Clean Code in Research
TLDR What is clean code? How is it applied to research? This post discusses the importance of clean code principles to research applications.
“The art of programming is the art of organizing complexity”, Edsger Dijkstra.
Clean code is basic for many software engineers; Be it backend, frontend or full stack developers, they all learn the basic principles that keep the code maintainable and readable (sometimes in the hard way - by making mistakes).
Some have made the art of clean code their life mission. For example, Robert Martin, the guru of the clean-code community, has courses, videos and books revolving around the subject. He sternly enforces the utmost of logic and organization in one’s code: From proper commenting and no code duplicates, to intention-based methods, constants and variables.
The art of coding is useful for development. One of the key factors that affects your salary is your technical expertise; It is common for one to hone this skill for years and years. But how does the art of coding apply to empirical academic research? This type of research is widely spread among machine-learning and communication practitioners in general.
Empirical research is built on the academic frontier: Reading, reviewing and summarizing papers in your domain. When writing your own paper, you pour this knowledge in, while proposing a solution to a chosen problem. This solution is based on many coded simulations and computations; It is at the heart of the paper. Taking a software-engineer perspective, if the paper is the frontend, the code repository is the backend.
We see many that polish their writing in academics, but not their coding style. The question that I raise here is - Why?
Clean Code in Research Shouldn’t research code be as maintainable as a top-leading project in a high-tech company? Be as readable as a production code that went through dozens of hands? We often work alone, jumping from project to another, neglecting the rules of clean code. Is it a waste of time? My hope is to convince you that - it is not.

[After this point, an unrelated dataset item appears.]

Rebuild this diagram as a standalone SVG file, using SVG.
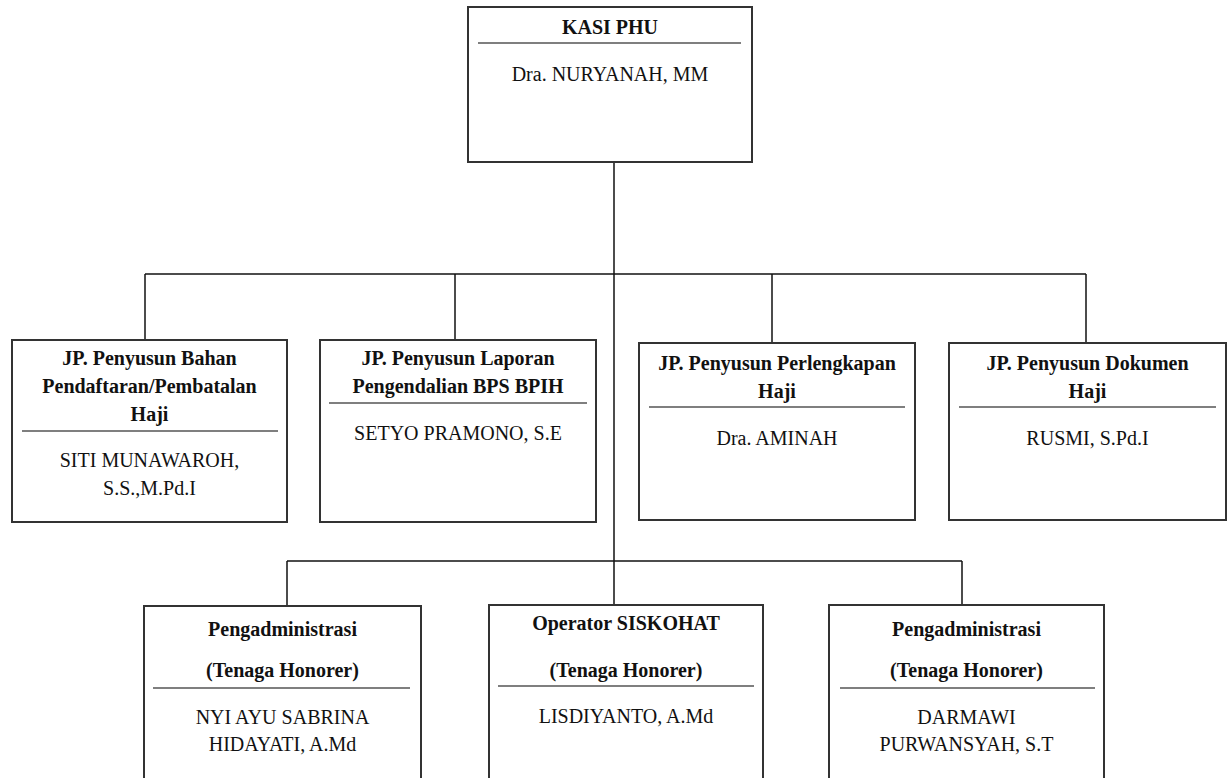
<svg xmlns="http://www.w3.org/2000/svg" width="1231" height="778" viewBox="0 0 1231 778">
<style>
  .box { fill: #ffffff; stroke: #333333; stroke-width: 2; }
  .div { stroke: #555555; stroke-width: 1.5; fill: none; }
  .con { stroke: #111111; stroke-width: 1.5; fill: none; }
  text { font-family: "Liberation Serif", "Times New Roman", serif; font-size: 20px; fill: #111111; text-anchor: middle; }
  .b { font-weight: bold; }
</style>
<rect width="1231" height="778" fill="#ffffff"/>
<g id="connectors">
  <line class="con" x1="614" y1="162" x2="614" y2="605"/>
  <line class="con" x1="145" y1="274" x2="1086" y2="274"/>
  <line class="con" x1="145" y1="274" x2="145" y2="340"/>
  <line class="con" x1="455" y1="274" x2="455" y2="340"/>
  <line class="con" x1="772" y1="274" x2="772" y2="343"/>
  <line class="con" x1="1086" y1="274" x2="1086" y2="343"/>
  <line class="con" x1="287" y1="561" x2="962" y2="561"/>
  <line class="con" x1="287" y1="561" x2="287" y2="606"/>
  <line class="con" x1="962" y1="561" x2="962" y2="605"/>
</g>
<g id="kasi">
  <rect class="box" x="468" y="7" width="284" height="155"/>
  <line class="div" x1="478" y1="43" x2="741" y2="43"/>
  <text class="b" x="610" y="34">KASI PHU</text>
  <text x="610" y="81">Dra. NURYANAH, MM</text>
</g>
<g id="jp-pendaftaran">
  <rect class="box" x="12" y="340" width="275" height="182"/>
  <line class="div" x1="22" y1="431" x2="278" y2="431"/>
  <text class="b" x="149.5" y="365">JP. Penyusun Bahan</text>
  <text class="b" x="149.5" y="393">Pendaftaran/Pembatalan</text>
  <text class="b" x="149.5" y="421">Haji</text>
  <text x="149.5" y="467">SITI MUNAWAROH,</text>
  <text x="149.5" y="495">S.S.,M.Pd.I</text>
</g>
<g id="jp-laporan">
  <rect class="box" x="320" y="340" width="276" height="182"/>
  <line class="div" x1="329" y1="403" x2="587" y2="403"/>
  <text class="b" x="458" y="365">JP. Penyusun Laporan</text>
  <text class="b" x="458" y="393">Pengendalian BPS BPIH</text>
  <text x="458" y="440">SETYO PRAMONO, S.E</text>
</g>
<g id="jp-perlengkapan">
  <rect class="box" x="639" y="343" width="276" height="177"/>
  <line class="div" x1="649" y1="407" x2="905" y2="407"/>
  <text class="b" x="777" y="370">JP. Penyusun Perlengkapan</text>
  <text class="b" x="777" y="398">Haji</text>
  <text x="777" y="445">Dra. AMINAH</text>
</g>
<g id="jp-dokumen">
  <rect class="box" x="949" y="343" width="277" height="177"/>
  <line class="div" x1="959" y1="407" x2="1216" y2="407"/>
  <text class="b" x="1087.5" y="370">JP. Penyusun Dokumen</text>
  <text class="b" x="1087.5" y="398">Haji</text>
  <text x="1087.5" y="445">RUSMI, S.Pd.I</text>
</g>
<g id="pengadministrasi-1">
  <rect class="box" x="144" y="606" width="277" height="190"/>
  <line class="div" x1="153" y1="688" x2="410" y2="688"/>
  <text class="b" x="282.5" y="636">Pengadministrasi</text>
  <text class="b" x="282.5" y="677">(Tenaga Honorer)</text>
  <text x="282.5" y="724">NYI AYU SABRINA</text>
  <text x="282.5" y="751">HIDAYATI, A.Md</text>
</g>
<g id="operator">
  <rect class="box" x="489" y="605" width="274" height="190"/>
  <line class="div" x1="498" y1="686" x2="754" y2="686"/>
  <text class="b" x="626" y="630">Operator SISKOHAT</text>
  <text class="b" x="626" y="677">(Tenaga Honorer)</text>
  <text x="626" y="723">LISDIYANTO, A.Md</text>
</g>
<g id="pengadministrasi-2">
  <rect class="box" x="829" y="605" width="275" height="190"/>
  <line class="div" x1="840" y1="688" x2="1095" y2="688"/>
  <text class="b" x="966.5" y="636">Pengadministrasi</text>
  <text class="b" x="966.5" y="677">(Tenaga Honorer)</text>
  <text x="966.5" y="724">DARMAWI</text>
  <text x="966.5" y="751">PURWANSYAH, S.T</text>
</g>
</svg>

Reasons What are the benefits in research? Why would you invest costly time in it? There surely are many reasons, but the ones I see most relevant are: (1) reproducibility (2) readability and (3) extensibility.
Readability When focusing on the reader who wants to understand your research, the code should support the architecture and equations. If the code structure is logical, one can easily understand the high level view of the setup and solution, and dive in the code to understand specific parts, such as how mathematical statements appear in practice. Moreover, readable code is probably the best entry point to a new unknown field. The dots are sometimes easier to connect through a detailed function, rather than through hollow equations.
“Always code as if the guy who ends up maintaining your code will be a violent psychopath who knows where you live”, Martin Golding.
Reproducibility As I wrote about it in a previous post, I will not elaborate on it again but rather emphasize the advantages. As one who tried to clone outdated and broken repositories, your code should contain either: Entire project, properly documented and working, or a sample that passes run-time compilation. If validating the entire project is too much effort, focus on the second notion and create a minimal viable code that exemplifies your solution and produces one of the graphs in your paper. A small but working example code is preferred to a non-working full project.
Extensibility Many times researchers build on their own knowledge and projects, to implement further ideas they had before. If the code is clean, it is much easier to dive in to extend it to new ideas, continuing a previous train-of-thoughts.
As one is probably convinced by now, there are many reasons for keeping the research code clean. Though most of the clean code work is done at the start and end of the project (at least for me), you should soak in the high level principles and apply them to your everyday coding.
When To Apply At the beginning of the project, spend time planning how the architecture will look, which classes to construct and what abstraction level you should instruct. At the end, however, near the submission of the paper, you should wrap it up for future usages (by yourself or others), leaving as little loose undocumented ends as possible. A full-on code-review would be quite responsible.
“Give me six hours to chop down a tree, and I will spend the first four sharpening the axe”, Abraham Lincoln.
Principles What are the principles that apply to research code the best as I see it? These are the main points: (1) Document non-simple functions and blocks of codes, add type-hints whenever you can. (2) Organize the folders and files - different folders for resources, results and the code itself. Various files for gathering constants, project-relative paths and experimental configuration. (3) Keep the length of the code to a minimum by removing duplicate code, employing data-classes and wrapping with decorators. (4) Exploit design-patterns. The factory and strategy patterns are quite fit to research applications.